Tapi jatuh cinta itu kadang menjadi suatu perasaan tak terhindarkan. Banyak hal yang menjadi daya tarik para wanita, dan dengan sengaja atau tidak akan tertangkap oleh mata kita, para lelaki. Sebaliknya, banyak juga daya tarik para lelaki, yang mudah menembus perasaan halus para wanita. Sinta Yudhisia juga mengatakan, setiap orang bisa jatuh cinta; remaja SMP atau orangtua, bahkan mereka yang telah menikah selama belasan atau puluhan tahun. Proses emosi dan chemistry rumit ini melibatkan hormon, otak, proses sensori persepsi, pengalaman, value dan banyak sekali elemen rumit. Cinta akan muncul begitu saja, tanpa kita tahu persis apa alasannya. Tapi apakah cinta itu akan diteruskan atau tidak, itu akan membutuhkan alasan yang jelas, dan kita sendiri yang akan mengontrolnya.

Bagaimana jika suatu saat nanti jatuh cinta pada wanita yang bukan istri saya? Karena saya laki-laki, minimal saya punya dua pilihan : selingkuh, atau poligami. Pilihan ke dua, karena saya PNS maka saya harus melalui proses perijinan yang sangat rumit, belum lagi memina izin dan meyakinkan keluarga besar, meyakinkan istri sendiri, meyakinkan anak-anak, dan sebagainya. Halal, tapi rumit. Pilihan pertama, saya hanya perlu pintar-pintar berbohong, pintar-pintar mengatur jadwal, dan menyiapkan seribu alasan untuk tetap bisa bertemu dengan wanita itu. Berpotensi menimbulkan banyak dosa, rumit, dan tidak menimbulkan kenyamanan.

Atau mengambil pilihan ke tiga, menceraikan keluarga saya dan beralih ke wanita lain? Ah, tentu saja ada wanita yang lebih baik dari istri saya. Tapi kesetiaannya, kontribusinya dalam hidup saya, anak-anak yang sudah dipersembahkannya untuk saya, tentu tak akan bisa begitu saja saya tukarkan dengan masa depan yang tidak jelas bersama wanita lain.
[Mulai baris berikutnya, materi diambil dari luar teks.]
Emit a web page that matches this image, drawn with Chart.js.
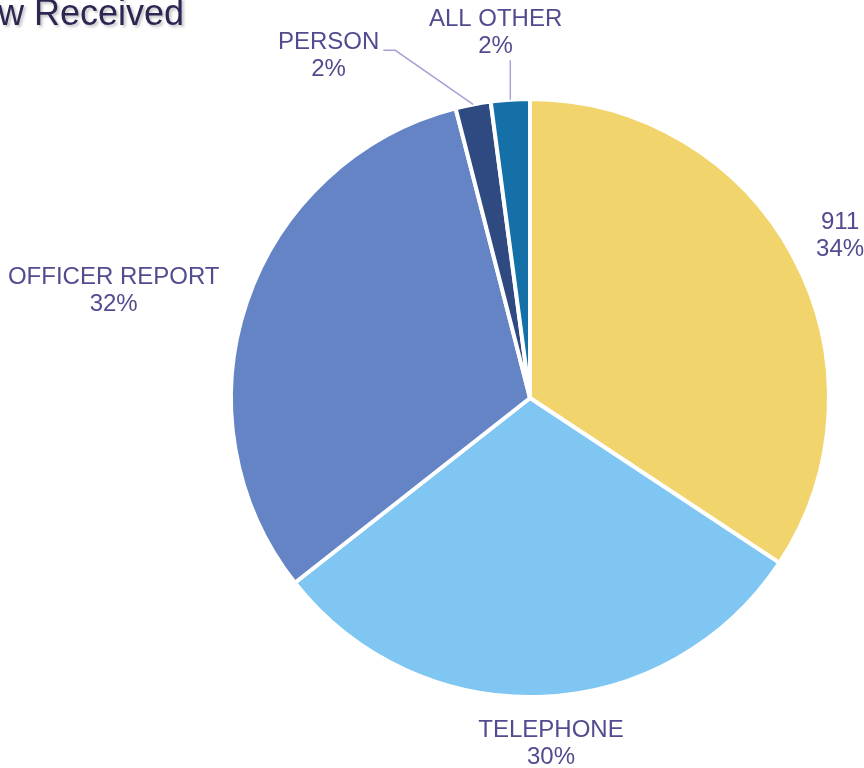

Ah, sepertinya saya menemukan alasan untuk tidak melanjutkan jatuh cinta saya kepada wanita lain kalau suatu saat itu terjadi. Sebagaimana cinta bisa ditumbuhkan, cinta juga bisa dihilangkan. Maka memperbanyak alasan untuk terus bersama pasangan kita, menjadi alasan yang sangat kuat untuk mematikan cinta kita kepada wanita lain kalau suatu saat tiba-tiba muncul, dan menimbulkan lebih banyak mudhorot daripada manfaatnya. Jatuh cinta ketika sudah “terlanjur” punya pasangan itu akan jadi rumit. Kalau berani dan mampu, poligami jadi salah satu solusinya. Tapi kalau tidak, ketika cinta itu tak mungkin bertemu di pelaminan, atau bisa saja berakhir di pelaminan tapi menyisakan banyak luka yang tak mudah untuk disembuhkan, maka mengakhiri cinta dengan menggunakan rasio-rasio yang kita bangun, sepertinya akan lebih aman dan nyaman untuk kehidupan senja kita yang hanya menunggu mati ini.